The formation of our solar system, a vast collection of planets, moons, and smaller celestial bodies orbiting the Sun, is a complex process driven primarily by one fundamental force: gravity. From the initial gathering of cosmic dust and gas to the intricate dance of planets in stable orbits, gravity dictates the structure and evolution of our cosmic neighborhood. This force fundamentally influenced how our solar system came to be.
Gravitational Collapse of the Nebula
Our solar system began approximately 4.6 billion years ago with a massive cloud of interstellar gas and dust, known as a nebula. Within such a cloud, slight density variations can initiate an inward pull due to the cumulative gravitational attraction of its particles. This initial, gentle gravitational force gradually overcomes the internal pressure of the gas, causing the cloud to contract.
Sometimes, a supernova shockwave can provide the trigger to compress a region of the nebula, accelerating its gravitational collapse. As the cloud contracts, its material becomes more densely packed, and increasing friction between colliding particles heats the central region. This inward pull and increasing density mark the first steps toward the birth of a star and its accompanying planetary system.
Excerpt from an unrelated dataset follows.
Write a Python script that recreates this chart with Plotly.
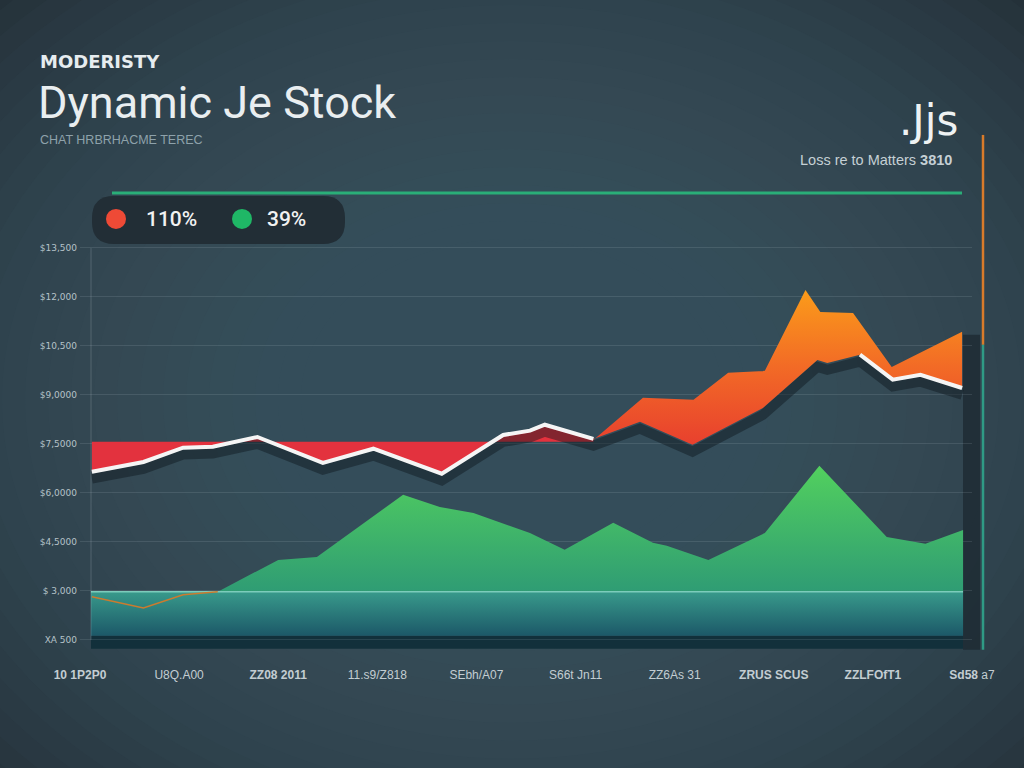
import plotly.graph_objects as go

# x in date slots (0..9), y in price bands (0..8)
x_labels = ["<b>10 1P2P0</b>", "U8Q.A00", "<b>ZZ08 2011</b>", "11.s9/Z818", "SEbh/A07",
            "S66t Jn11", "ZZ6As 31", "<b>ZRUS SCUS</b>", "<b>ZZLFOfT1</b>", "<b>Sd58</b> a7"]
y_labels = ["XA 500", "$ 3,000", "$4,5000", "$6,0000", "$7,5000",
            "$9,0000", "$10,500", "$12,000", "$13,500"]

price_x = [0.12, 0.64, 1.04, 1.34, 1.79, 2.45, 2.96, 3.65, 4.27, 4.54, 4.69,
           5.18, 5.65, 6.18, 6.89, 7.44, 7.54, 7.87, 8.20, 8.48, 8.90]
price_y = [3.43, 3.63, 3.92, 3.94, 4.14, 3.61, 3.90, 3.39, 4.18, 4.27, 4.39,
           4.10, 4.45, 3.98, 4.73, 5.71, 5.65, 5.82, 5.31, 5.41, 5.14]

high_x = [5.18, 5.68, 6.19, 6.54, 6.91, 7.32, 7.47, 7.80, 8.19, 8.90]
high_y = [4.08, 4.94, 4.90, 5.45, 5.49, 7.14, 6.69, 6.67, 5.57, 6.29]

volume_x = [0.11, 1.39, 2.00, 2.39, 3.26, 3.63, 3.97, 4.54, 4.89, 5.38, 5.78,
            5.92, 6.34, 6.91, 7.46, 8.14, 8.53, 8.91]
volume_y = [0.98, 0.98, 1.63, 1.69, 2.96, 2.71, 2.59, 2.18, 1.84, 2.39, 1.98,
            1.92, 1.63, 2.18, 3.55, 2.10, 1.96, 2.24]

base_x = [0.12, 0.64, 1.04, 1.39]
base_y = [0.88, 0.65, 0.92, 0.98]

loss_level = 4.04
band_top = 0.98
band_bottom = 0.08
x_start, x_end = 0.11, 8.91

YR = [-0.25, 8.1]


def px(x):
    return (x - 80) / 892


def py(y):
    return (652.25 - y) / 409.15


fig = go.Figure()

# volume area
fig.add_trace(go.Scatter(x=[x_start, x_end], y=[band_top, band_top], mode='lines',
                         line=dict(width=0), hoverinfo='skip'))
fig.add_trace(go.Scatter(x=volume_x, y=volume_y, mode='lines', line=dict(width=0),
                         fill='tonexty',
                         fillgradient=dict(type='vertical',
                                           colorscale=[[0, '#2f9c74'], [1, '#52d05e']])))
# base band
fig.add_trace(go.Scatter(x=[x_start, x_end], y=[band_bottom, band_bottom], mode='lines',
                         line=dict(width=0), hoverinfo='skip'))
fig.add_trace(go.Scatter(x=[x_start, x_end], y=[band_top, band_top], mode='lines',
                         line=dict(width=1.5, color='#7cccbb'), fill='tonexty',
                         fillgradient=dict(type='vertical',
                                           colorscale=[[0, '#1c5868'], [1, '#389a8b']])))
fig.add_trace(go.Scatter(x=base_x, y=base_y, mode='lines',
                         line=dict(width=1.5, color='#cc7b2e')))
# loss band
fig.add_trace(go.Scatter(x=[price_x[0], price_x[11]], y=[loss_level, loss_level],
                         mode='lines', line=dict(width=0), hoverinfo='skip'))
fig.add_trace(go.Scatter(x=price_x[:12], y=price_y[:12], mode='lines', line=dict(width=0),
                         fill='tonexty', fillcolor='#e3323e'))

# shadow of the price line
fig.add_trace(go.Scatter(x=price_x, y=price_y, mode='lines', yaxis='y2',
                         line=dict(width=10, color='rgba(14,22,28,0.45)')))

# gain area + price line
fig.add_trace(go.Scatter(x=price_x[11:], y=price_y[11:], mode='lines', yaxis='y3',
                         line=dict(width=0)))
fig.add_trace(go.Scatter(x=high_x, y=high_y, mode='lines', yaxis='y3', line=dict(width=0),
                         fill='tonexty',
                         fillgradient=dict(type='vertical',
                                           colorscale=[[0, '#e8402e'], [0.5, '#f26a26'],
                                                       [1, '#fb9c1a']])))
fig.add_trace(go.Scatter(x=price_x[:12], y=price_y[:12], mode='lines', yaxis='y3',
                         line=dict(width=4, color='#f5f5f5')))
fig.add_trace(go.Scatter(x=price_x[17:], y=price_y[17:], mode='lines', yaxis='y3',
                         line=dict(width=4, color='#f5f5f5')))

shapes = []
# vignette background
for k in range(24):
    rx = 740 - k * 23
    ry = 575 - k * 18
    shapes.append(dict(type='circle', xref='paper', yref='paper', layer='below',
                       x0=px(512 - rx), x1=px(512 + rx), y0=py(400 + ry), y1=py(400 - ry),
                       fillcolor='rgba(68,85,96,0.08)', line=dict(width=0)))
shapes.append(dict(type='rect', xref='paper', yref='paper', layer='below',
                   x0=px(91), x1=px(963), y0=py(649), y1=py(636),
                   fillcolor='#12303b', line=dict(width=0)))
shapes.append(dict(type='rect', xref='paper', yref='paper', layer='below',
                   x0=px(963), x1=px(980), y0=py(650), y1=py(335),
                   fillcolor='rgba(28,40,48,0.75)', line=dict(width=0)))
shapes.append(dict(type='line', xref='paper', yref='paper',
                   x0=px(91), x1=px(91), y0=py(248), y1=py(640),
                   line=dict(color='rgba(210,225,235,0.2)', width=1)))
# header rule
shapes.append(dict(type='line', xref='paper', yref='paper',
                   x0=px(112), x1=px(962), y0=py(193), y1=py(193),
                   line=dict(color='#2aae78', width=3)))
# right marker line
shapes.append(dict(type='line', xref='paper', yref='paper',
                   x0=px(983), x1=px(983), y0=py(135), y1=py(345),
                   line=dict(color='#d97b2a', width=2.5)))
shapes.append(dict(type='line', xref='paper', yref='paper',
                   x0=px(983), x1=px(983), y0=py(345), y1=py(650),
                   line=dict(color='#2f9a85', width=2.5)))

# legend pill
x0, x1, y0, y1, r = 92, 345, 196, 244, 22
path = (f"M {px(x0 + r)},{py(y0)} L {px(x1 - r)},{py(y0)} "
        f"Q {px(x1)},{py(y0)} {px(x1)},{py(y0 + r)} L {px(x1)},{py(y1 - r)} "
        f"Q {px(x1)},{py(y1)} {px(x1 - r)},{py(y1)} L {px(x0 + r)},{py(y1)} "
        f"Q {px(x0)},{py(y1)} {px(x0)},{py(y1 - r)} L {px(x0)},{py(y0 + r)} "
        f"Q {px(x0)},{py(y0)} {px(x0 + r)},{py(y0)} Z")
shapes.append(dict(type='path', xref='paper', yref='paper', path=path,
                   fillcolor='#222e36', line=dict(width=0)))
for cx, col in [(116, '#ee4a36'), (242, '#1fb766')]:
    shapes.append(dict(type='circle', xref='paper', yref='paper',
                       x0=px(cx - 10), x1=px(cx + 10), y0=py(229), y1=py(209),
                       fillcolor=col, line=dict(width=0)))


def note(text, x, y, size, color, anchor='left', family='Roboto', weight='normal'):
    return dict(text=text, x=px(x), y=py(y), xref='paper', yref='paper',
                xanchor=anchor, yanchor='middle', showarrow=False,
                font=dict(size=size, color=color, family=family, weight=weight))


annotations = [
    note('<b>MODERISTY</b>', 38, 62, 18, '#e6ecef', family='DejaVu Sans'),
    note('Dynamic Je Stock', 36, 103, 45, '#e9eef0'),
    note('CHAT HRBRHACME TEREC', 38, 140, 12.5, '#8ea2ab', family='Liberation Sans'),
    note('.Jjs', 960, 121, 42, '#eef2f3', anchor='right', family='DejaVu Sans'),
    note('Loss re to Matters <b>3810</b>', 954, 160, 14.5, '#c5d0d5', anchor='right',
         family='Liberation Sans'),
    note('110%', 171, 219, 21, '#f2f2f2', anchor='center', weight=500),
    note('39%', 286, 219, 21, '#f2f2f2', anchor='center', weight=500),
]

fig.update_layout(
    width=1024, height=768,
    margin=dict(l=80, r=52, t=243, b=116),
    paper_bgcolor='#222e36',
    plot_bgcolor='rgba(0,0,0,0)',
    showlegend=False,
    shapes=shapes,
    annotations=annotations,
    xaxis=dict(range=[0, 9], tickvals=list(range(10)), ticktext=x_labels,
               showgrid=False, zeroline=False, showline=False, ticks='',
               ticklabelstandoff=14,
               tickfont=dict(size=12, color='#c3cdd2', family='Liberation Sans')),
    yaxis=dict(range=YR, tickvals=list(range(9)), ticktext=y_labels,
               showgrid=True, gridcolor='rgba(200,215,225,0.13)', gridwidth=1,
               zeroline=False, showline=False, ticks='', ticklabelstandoff=2,
               tickfont=dict(size=9, color='#b5c2c8', family='DejaVu Sans')),
    yaxis2=dict(range=[YR[0] + 0.14, YR[1] + 0.14], overlaying='y', visible=False),
    yaxis3=dict(range=YR, overlaying='y', visible=False),
)

fig.write_html("out.html", config={'displayModeBar': False},
               post_script="document.body.style.margin='0';")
Formation of the Protoplanetary Disk
As the nebula continued its gravitational collapse, a crucial transformation occurred: conservation of angular momentum caused the shrinking, rotating cloud to flatten. Similar to how a spinning ice skater pulls their arms in to spin faster, the collapsing cloud spun more rapidly as its radius decreased. This flattened the cloud into a disk-like structure, known as a protoplanetary disk.
At the center of this rapidly spinning disk, most mass accumulated, forming a hot, dense protostar that would eventually become our Sun. The surrounding disk of gas and dust served as the birthplace for planets and other solar system bodies. Gravity’s pull maintained the disk’s structure, ensuring material remained bound and continued to rotate around the developing central star.
Accretion of Planetesimals and Planets
Within the protoplanetary disk, gravity initiated accretion, where microscopic dust grains began to collide and stick together. These collisions led to the formation of progressively larger clumps. Over time, these aggregates grew into pebble-sized objects, then into kilometer-sized bodies known as planetesimals.
As planetesimals grew, their gravitational pull strengthened, allowing them to attract and sweep up more material from the surrounding disk. This process, termed “runaway accretion,” meant larger objects grew at an increasingly rapid rate by gravitationally dominating their neighborhood. Eventually, these planetesimals collided and merged to form larger protoplanets. Denser, rocky materials generally formed closer to the hot protostar, while lighter, gaseous, and icy materials accumulated in cooler outer regions, leading to the differentiation observed in our solar system’s planets.
Sculpting Planetary Orbits and Clearing Debris
Once major planets had largely formed, gravity continued sculpting their stable, elliptical orbits around the Sun. The Sun’s immense gravitational force keeps all planets bound in their paths, preventing them from drifting into interstellar space. This interaction maintains the solar system’s long-term stability, ensuring planets follow predictable trajectories.
Gravitational interactions between these newly formed, massive planets played a significant role in clearing out much of the remaining gas and dust debris from the protoplanetary disk. Larger planets gravitationally influenced smaller objects, either accreting them, ejecting them from the solar system, or trapping them in specific regions, such as the asteroid belt or the distant Kuiper Belt. This gravitational “housekeeping” helped define the relatively clear orbital paths we observe today, preventing frequent collisions and contributing to the solar system’s overall order.